Officer Ward and his partner—both minorities—came at me, immediately accusing me of plotting to rob the bank. They didn’t care that I was just waiting for Sue. They weren’t looking for answers—they were looking for a scapegoat, and I was an easy target: a homeless white guy in the wrong place.
They dragged me out of the Jeep so violently my shoulder felt dislocated, slamming me against the vehicle. The cuffs cut into my wrists, drawing blood. When I cried out in pain, they laughed. They didn’t see a person struggling to survive—they saw a target. When I begged for help and asked for Sue, Officer Ward threatened me with his gun, then sprayed me twice in the face with pepper spray, blinding and choking me. My face was on fire; I couldn’t see, couldn’t breathe.
When Sue arrived, she couldn’t believe what she was seeing. “Are you people crazy? Get him out of the car!” she yelled. She told them she had a place to take me, that they needed to release me. But they didn’t care. They didn’t want anyone knowing the truth about what they had done. They wanted to bury it, to silence me with threats, intimidation, and bullying. When I said I was going to MassLive to expose their lies, Ward’s response was simple: “No, you’re going to jail.”

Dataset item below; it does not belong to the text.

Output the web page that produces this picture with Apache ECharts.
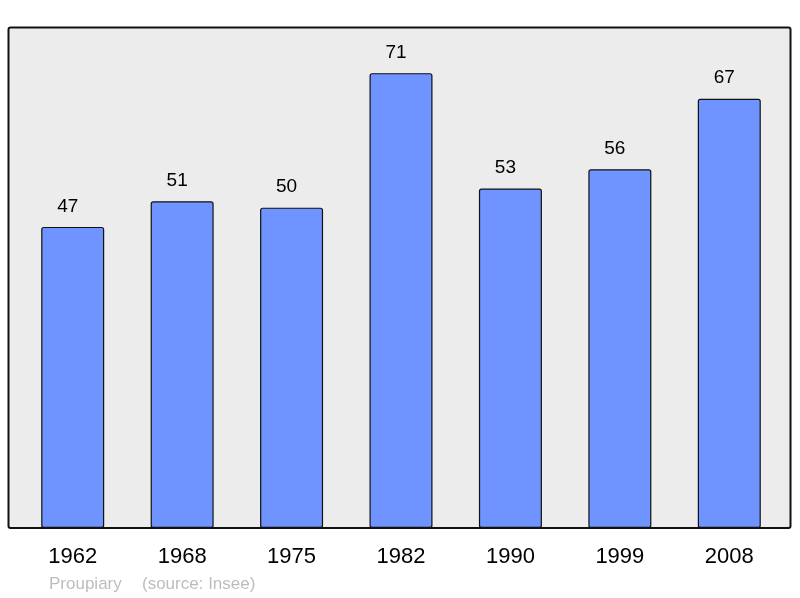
<!DOCTYPE html>
<html>
<head>
<meta charset="utf-8">
<script src="https://cdn.jsdelivr.net/npm/echarts@6/dist/echarts.min.js"></script>
<style>
  html, body { margin: 0; padding: 0; background: #fff; }
  #chart { width: 800px; height: 598px; }
</style>
</head>
<body>
<div id="chart"></div>
<script>
// données : population par recensement
var annees = ['1962', '1968', '1975', '1982', '1990', '1999', '2008']
var population = [47, 51, 50, 71, 53, 56, 67]
var nomCommune = 'Proupiary'
var source = '(source: Insee)'

var chartDom = document.getElementById('chart')
var myChart = echarts.init(chartDom)

var option = {
    animation: false,
    backgroundColor: '#ffffff',
    textStyle: { fontFamily: 'Liberation Sans, Arial, sans-serif' },
    grid: { left: 18, right: 16, top: 27, bottom: 70 },
    graphic: [
        // fond gris du cadre
        {
            type: 'rect', z: -10, silent: true,
            shape: { x: 8.5, y: 27.5, width: 782, height: 500.5, r: 2 },
            style: { fill: '#ececec', stroke: '#111', lineWidth: 2 }
        },
        {
            type: 'text', silent: true,
            style: { x: 49, y: 584, text: nomCommune, fill: '#bdbdbd', verticalAlign: 'middle', textVerticalAlign: 'middle', font: '17px Liberation Sans, Arial, sans-serif' }
        },
        {
            type: 'text', silent: true,
            style: { x: 142, y: 584, text: source, fill: '#bdbdbd', verticalAlign: 'middle', textVerticalAlign: 'middle', font: '17px Liberation Sans, Arial, sans-serif' }
        }
    ],
    xAxis: {
        type: 'category',
        data: annees,
        axisLine: { show: false },
        axisTick: { show: false },
        axisLabel: { color: '#000', fontSize: 22, margin: 18 }
    },
    yAxis: {
        type: 'value', min: 0, max: 78.2,
        show: false,
        splitLine: { show: false }
    },
    series: [{
        type: 'bar',
        data: population,
        barWidth: 63,
        itemStyle: { color: '#7094ff', borderColor: '#111', borderWidth: 1.2, borderRadius: 2 },
        label: { show: true, position: 'top', distance: 11, offset: [-5, 0], color: '#000', fontSize: 19 }
    }]
}

myChart.setOption(option)

window.onresize = function () {
    myChart.resize()
}
</script>
</body>
</html>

After the incident, Sue went back to the bank. Furious, she stormed inside and screamed at the bank manager, asking, “What the hell is wrong with you?” She reamed her out in front of all the bank employees, furious that the manager had lied and sent the cops after me. Despite Sue’s outburst, the bank manager didn’t press the silent alarm again, nor did she call the cops on Sue. Sue slammed her door so hard it sounded like the glass would shatter, yet the manager didn’t seem concerned. Why didn’t the manager take any action after that? If she wasn’t involved, as she claims, why did she do nothing? Her excuse that it wasn’t her, but the security, is just another one of her pathetic lies.
As for that morning, I had only been in the parking lot for two hours, in a lot shared by multiple businesses: a grocery store, laundromat, eye doctor, Triple A, restaurant, and bar. I was parked three rows and two driving lanes away from the bank, nowhere near it. But the manager decided to make a false accusation, and the police took her word without question.
At the station, it got even worse. I wasn’t allowed a phone call. They never read me my rights. They shoved me into a cold, filthy cell without a word, treating me like I was less than human. They demanded I admit to “resisting arrest,” but I refused. I wasn’t going to help them cover up their abuse. I was left in that cell, aching from the beating, my skin still burning from the pepper spray. They left me there like garbage, no one coming to check on me.
And where was the ACLU? Nowhere. I reached out, desperate for help, but they didn’t care. They ignored me, just like the police, the bank, and the city did. A year of my life wasted in court, dragged through a broken system while those who assaulted me faced no consequences. The system protects the powerful and crushes the vulnerable. It always has.
And the media? They refuse to touch my story. They don’t want to expose the truth—that police brutality isn’t just a Black issue. It happens to white people too, but nobody wants to admit it. It’s an inconvenient truth, one that doesn’t fit the narrative they want to push.
They destroyed my life with their lies, and they don’t care. They never have.